• _Written task_:
Quote the whole listing word for word. Do not include the pictures.

— START OF Given data —

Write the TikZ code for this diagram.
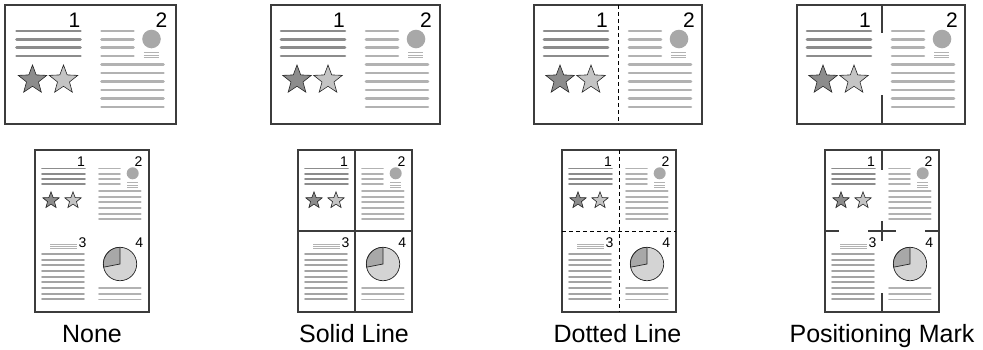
\documentclass[tikz,border=0pt]{standalone}
\usepackage{fontspec}
\setmainfont{Liberation Sans}
\definecolor{dkln}{HTML}{8C8C8C}
\definecolor{ltln}{HTML}{B2B2B2}
\definecolor{mdln}{HTML}{A4A4A4}
\definecolor{circf}{HTML}{A8A8A8}
\definecolor{stara}{HTML}{8C8C8C}
\definecolor{starb}{HTML}{C4C4C4}
\definecolor{piel}{HTML}{D4D4D4}
\definecolor{pied}{HTML}{A8A8A8}
\definecolor{border}{HTML}{3C3C3C}
\tikzset{
  pageframe/.style={draw=border, line width=1.5},
  dk/.style={draw=dkln, line width=2.6, line cap=round},
  lt/.style={draw=ltln, line width=2.6, line cap=round},
  dkb/.style={draw=dkln, line width=1.9, line cap=round},
  ltb/.style={draw=ltln, line width=1.9, line cap=round},
  mdb/.style={draw=mdln, line width=1.9, line cap=round},
  thinlt/.style={draw=ltln, line width=0.8},
  starline/.style={draw=black!85, line width=0.6, line join=miter},
  tnum/.style={anchor=base east, inner sep=0, font=\fontsize{21}{21}\selectfont},
  bnum/.style={anchor=base east, inner sep=0, font=\fontsize{14}{14}\selectfont},
  lbl/.style={anchor=base, inner sep=0, font=\fontsize{25}{25}\selectfont},
  dotdiv/.style={draw=black, line width=0.8, dash pattern=on 4 off 3},
  soliddiv/.style={draw=border, line width=1.3},
  markdiv/.style={draw=border, line width=1.1}
}
\newcommand\mystar[4]{%
  \pgfmathsetmacro\rin{#3*0.42}%
  \begin{scope}[shift={(#1,#2)}]
  \draw[starline, fill=#4] (-90:#3) -- (-54:\rin) -- (-18:#3) -- (18:\rin) -- (54:#3)
     -- (90:\rin) -- (126:#3) -- (162:\rin) -- (198:#3) -- (234:\rin) -- cycle;
  \end{scope}}
\newcommand\topcontent[1]{%
  \node[tnum] (#1n1) at (74,22) {1};
  \node[tnum] (#1n2) at (161,22) {2};
  \foreach \y in {26,34.3,42.7,51} {\draw[dk] (10,\y) -- (74,\y); \draw[lt] (95,\y) -- (127,\y);}
  \foreach \y in {59.5,68,76.5,85,93.5,102} \draw[lt] (95,\y) -- (157,\y);
  \fill[circf] (145,34) circle[radius=9.3];
  \foreach \y in {47.7,50,52.3} \draw[thinlt] (137,\y) -- (152,\y);
  \mystar{26}{75}{15}{stara}
  \mystar{57}{75}{15}{starb}
}
\newcommand\botcontent[1]{%
  % quadrant 1
  \node[bnum] (#1b1) at (50,16.7) {1};
  \foreach \y in {18.5,23.6,28.8,34} \draw[dkb] (7,\y) -- (50,\y);
  \mystar{16}{50.5}{8.7}{stara}
  \mystar{38}{50.5}{8.7}{starb}
  % quadrant 2
  \begin{scope}[shift={(57,0)}]
    \node[bnum] (#1b2) at (50.7,16.7) {2};
    \foreach \y in {18.5,23.8,29,34.3} \draw[ltb] (7,\y) -- (28,\y);
    \fill[circf] (40.7,23.3) circle[radius=6];
    \foreach \y in {32.7,35,37.3} \draw[thinlt] (35,\y) -- (45.5,\y);
    \foreach \y in {41,46.7,52.3,58,63.7,69.3} \draw[ltb] (7,\y) -- (48.7,\y);
  \end{scope}
  % quadrant 3
  \begin{scope}[shift={(0,81)}]
    \node[bnum] (#1b3) at (51.7,16.2) {3};
    \foreach \y in {13,15,17} \draw[thinlt] (15,\y) -- (41.7,\y);
    \foreach \i in {0,...,8} \draw[mdb] (7,23+5.66*\i) -- (49,23+5.66*\i);
  \end{scope}
  % quadrant 4
  \begin{scope}[shift={(57,81)}]
    \node[bnum] (#1b4) at (51.3,16.2) {4};
    \draw[draw=black!85, line width=0.7, fill=piel] (28,33) circle[radius=16.7];
    \draw[draw=black!85, line width=0.7, fill=pied] (28,33) -- +(169:16.7)
       arc[start angle=169, end angle=270, radius=16.7] -- cycle;
    \foreach \y in {57.3,63,68.5} \draw[ltb] (7,\y) -- (48.7,\y);
  \end{scope}
}
\begin{document}
\begin{tikzpicture}[x=1pt,y=-1pt]
\useasboundingbox (0,0) rectangle (983,349);
% ---------- top pages ----------
\begin{scope}[shift={(5,5)}]
  \draw[pageframe] (0,0) rectangle (171,119);
  \begin{scope}[shift={(1.5,0)}]\topcontent{a}\end{scope}
\end{scope}
\begin{scope}[shift={(271,5)}]
  \draw[pageframe] (0,0) rectangle (169,119);
  \topcontent{b}
\end{scope}
\begin{scope}[shift={(534,5)}]
  \draw[pageframe] (0,0) rectangle (168,119);
  \draw[dotdiv] (84.5,0) -- (84.5,119);
  \topcontent{c}
\end{scope}
\begin{scope}[shift={(797,5)}]
  \draw[pageframe] (0,0) rectangle (168,119);
  \draw[markdiv] (85,0) -- (85,28) (85,90) -- (85,119);
  \topcontent{d}
\end{scope}
% ---------- bottom pages ----------
\begin{scope}[shift={(35,150)}]
  \draw[pageframe] (0,0) rectangle (114,162);
  \botcontent{e}
\end{scope}
\begin{scope}[shift={(298,150)}]
  \draw[pageframe] (0,0) rectangle (114,162);
  \draw[soliddiv] (57,0) -- (57,162) (0,81) -- (114,81);
  \botcontent{f}
\end{scope}
\begin{scope}[shift={(562,150)}]
  \draw[pageframe] (0,0) rectangle (114,162);
  \draw[dotdiv] (57,0) -- (57,162) (0,81) -- (114,81);
  \botcontent{g}
\end{scope}
\begin{scope}[shift={(825,150)}]
  \draw[pageframe] (0,0) rectangle (114,162);
  \draw[markdiv] (57,0) -- (57,20) (57,143) -- (57,162)
     (0,81) -- (14,81) (100,81) -- (114,81)
     (43,81) -- (71,81) (57,71) -- (57,91);
  \botcontent{h}
\end{scope}
% ---------- labels ----------
\node[lbl] (lnone) at (92,342) {None};
\node[lbl] (lsolid) at (354,342) {Solid Line};
\node[lbl] (ldot) at (617.5,342) {Dotted Line};
\node[lbl] (lpos) at (882,342) {Positioning Mark};
\end{tikzpicture}
\end{document}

— END OF Given data —

• _Full answer_:
Write the TikZ code for this diagram.
\documentclass[tikz,border=0pt]{standalone}
\usepackage{fontspec}
\setmainfont{Liberation Sans}
\definecolor{dkln}{HTML}{8C8C8C}
\definecolor{ltln}{HTML}{B2B2B2}
\definecolor{mdln}{HTML}{A4A4A4}
\definecolor{circf}{HTML}{A8A8A8}
\definecolor{stara}{HTML}{8C8C8C}
\definecolor{starb}{HTML}{C4C4C4}
\definecolor{piel}{HTML}{D4D4D4}
\definecolor{pied}{HTML}{A8A8A8}
\definecolor{border}{HTML}{3C3C3C}
\tikzset{
  pageframe/.style={draw=border, line width=1.5},
  dk/.style={draw=dkln, line width=2.6, line cap=round},
  lt/.style={draw=ltln, line width=2.6, line cap=round},
  dkb/.style={draw=dkln, line width=1.9, line cap=round},
  ltb/.style={draw=ltln, line width=1.9, line cap=round},
  mdb/.style={draw=mdln, line width=1.9, line cap=round},
  thinlt/.style={draw=ltln, line width=0.8},
  starline/.style={draw=black!85, line width=0.6, line join=miter},
  tnum/.style={anchor=base east, inner sep=0, font=\fontsize{21}{21}\selectfont},
  bnum/.style={anchor=base east, inner sep=0, font=\fontsize{14}{14}\selectfont},
  lbl/.style={anchor=base, inner sep=0, font=\fontsize{25}{25}\selectfont},
  dotdiv/.style={draw=black, line width=0.8, dash pattern=on 4 off 3},
  soliddiv/.style={draw=border, line width=1.3},
  markdiv/.style={draw=border, line width=1.1}
}
\newcommand\mystar[4]{%
  \pgfmathsetmacro\rin{#3*0.42}%
  \begin{scope}[shift={(#1,#2)}]
  \draw[starline, fill=#4] (-90:#3) -- (-54:\rin) -- (-18:#3) -- (18:\rin) -- (54:#3)
     -- (90:\rin) -- (126:#3) -- (162:\rin) -- (198:#3) -- (234:\rin) -- cycle;
  \end{scope}}
\newcommand\topcontent[1]{%
  \node[tnum] (#1n1) at (74,22) {1};
  \node[tnum] (#1n2) at (161,22) {2};
  \foreach \y in {26,34.3,42.7,51} {\draw[dk] (10,\y) -- (74,\y); \draw[lt] (95,\y) -- (127,\y);}
  \foreach \y in {59.5,68,76.5,85,93.5,102} \draw[lt] (95,\y) -- (157,\y);
  \fill[circf] (145,34) circle[radius=9.3];
  \foreach \y in {47.7,50,52.3} \draw[thinlt] (137,\y) -- (152,\y);
  \mystar{26}{75}{15}{stara}
  \mystar{57}{75}{15}{starb}
}
\newcommand\botcontent[1]{%
  % quadrant 1
  \node[bnum] (#1b1) at (50,16.7) {1};
  \foreach \y in {18.5,23.6,28.8,34} \draw[dkb] (7,\y) -- (50,\y);
  \mystar{16}{50.5}{8.7}{stara}
  \mystar{38}{50.5}{8.7}{starb}
  % quadrant 2
  \begin{scope}[shift={(57,0)}]
    \node[bnum] (#1b2) at (50.7,16.7) {2};
    \foreach \y in {18.5,23.8,29,34.3} \draw[ltb] (7,\y) -- (28,\y);
    \fill[circf] (40.7,23.3) circle[radius=6];
    \foreach \y in {32.7,35,37.3} \draw[thinlt] (35,\y) -- (45.5,\y);
    \foreach \y in {41,46.7,52.3,58,63.7,69.3} \draw[ltb] (7,\y) -- (48.7,\y);
  \end{scope}
  % quadrant 3
  \begin{scope}[shift={(0,81)}]
    \node[bnum] (#1b3) at (51.7,16.2) {3};
    \foreach \y in {13,15,17} \draw[thinlt] (15,\y) -- (41.7,\y);
    \foreach \i in {0,...,8} \draw[mdb] (7,23+5.66*\i) -- (49,23+5.66*\i);
  \end{scope}
  % quadrant 4
  \begin{scope}[shift={(57,81)}]
    \node[bnum] (#1b4) at (51.3,16.2) {4};
    \draw[draw=black!85, line width=0.7, fill=piel] (28,33) circle[radius=16.7];
    \draw[draw=black!85, line width=0.7, fill=pied] (28,33) -- +(169:16.7)
       arc[start angle=169, end angle=270, radius=16.7] -- cycle;
    \foreach \y in {57.3,63,68.5} \draw[ltb] (7,\y) -- (48.7,\y);
  \end{scope}
}
\begin{document}
\begin{tikzpicture}[x=1pt,y=-1pt]
\useasboundingbox (0,0) rectangle (983,349);
% ---------- top pages ----------
\begin{scope}[shift={(5,5)}]
  \draw[pageframe] (0,0) rectangle (171,119);
  \begin{scope}[shift={(1.5,0)}]\topcontent{a}\end{scope}
\end{scope}
\begin{scope}[shift={(271,5)}]
  \draw[pageframe] (0,0) rectangle (169,119);
  \topcontent{b}
\end{scope}
\begin{scope}[shift={(534,5)}]
  \draw[pageframe] (0,0) rectangle (168,119);
  \draw[dotdiv] (84.5,0) -- (84.5,119);
  \topcontent{c}
\end{scope}
\begin{scope}[shift={(797,5)}]
  \draw[pageframe] (0,0) rectangle (168,119);
  \draw[markdiv] (85,0) -- (85,28) (85,90) -- (85,119);
  \topcontent{d}
\end{scope}
% ---------- bottom pages ----------
\begin{scope}[shift={(35,150)}]
  \draw[pageframe] (0,0) rectangle (114,162);
  \botcontent{e}
\end{scope}
\begin{scope}[shift={(298,150)}]
  \draw[pageframe] (0,0) rectangle (114,162);
  \draw[soliddiv] (57,0) -- (57,162) (0,81) -- (114,81);
  \botcontent{f}
\end{scope}
\begin{scope}[shift={(562,150)}]
  \draw[pageframe] (0,0) rectangle (114,162);
  \draw[dotdiv] (57,0) -- (57,162) (0,81) -- (114,81);
  \botcontent{g}
\end{scope}
\begin{scope}[shift={(825,150)}]
  \draw[pageframe] (0,0) rectangle (114,162);
  \draw[markdiv] (57,0) -- (57,20) (57,143) -- (57,162)
     (0,81) -- (14,81) (100,81) -- (114,81)
     (43,81) -- (71,81) (57,71) -- (57,91);
  \botcontent{h}
\end{scope}
% ---------- labels ----------
\node[lbl] (lnone) at (92,342) {None};
\node[lbl] (lsolid) at (354,342) {Solid Line};
\node[lbl] (ldot) at (617.5,342) {Dotted Line};
\node[lbl] (lpos) at (882,342) {Positioning Mark};
\end{tikzpicture}
\end{document}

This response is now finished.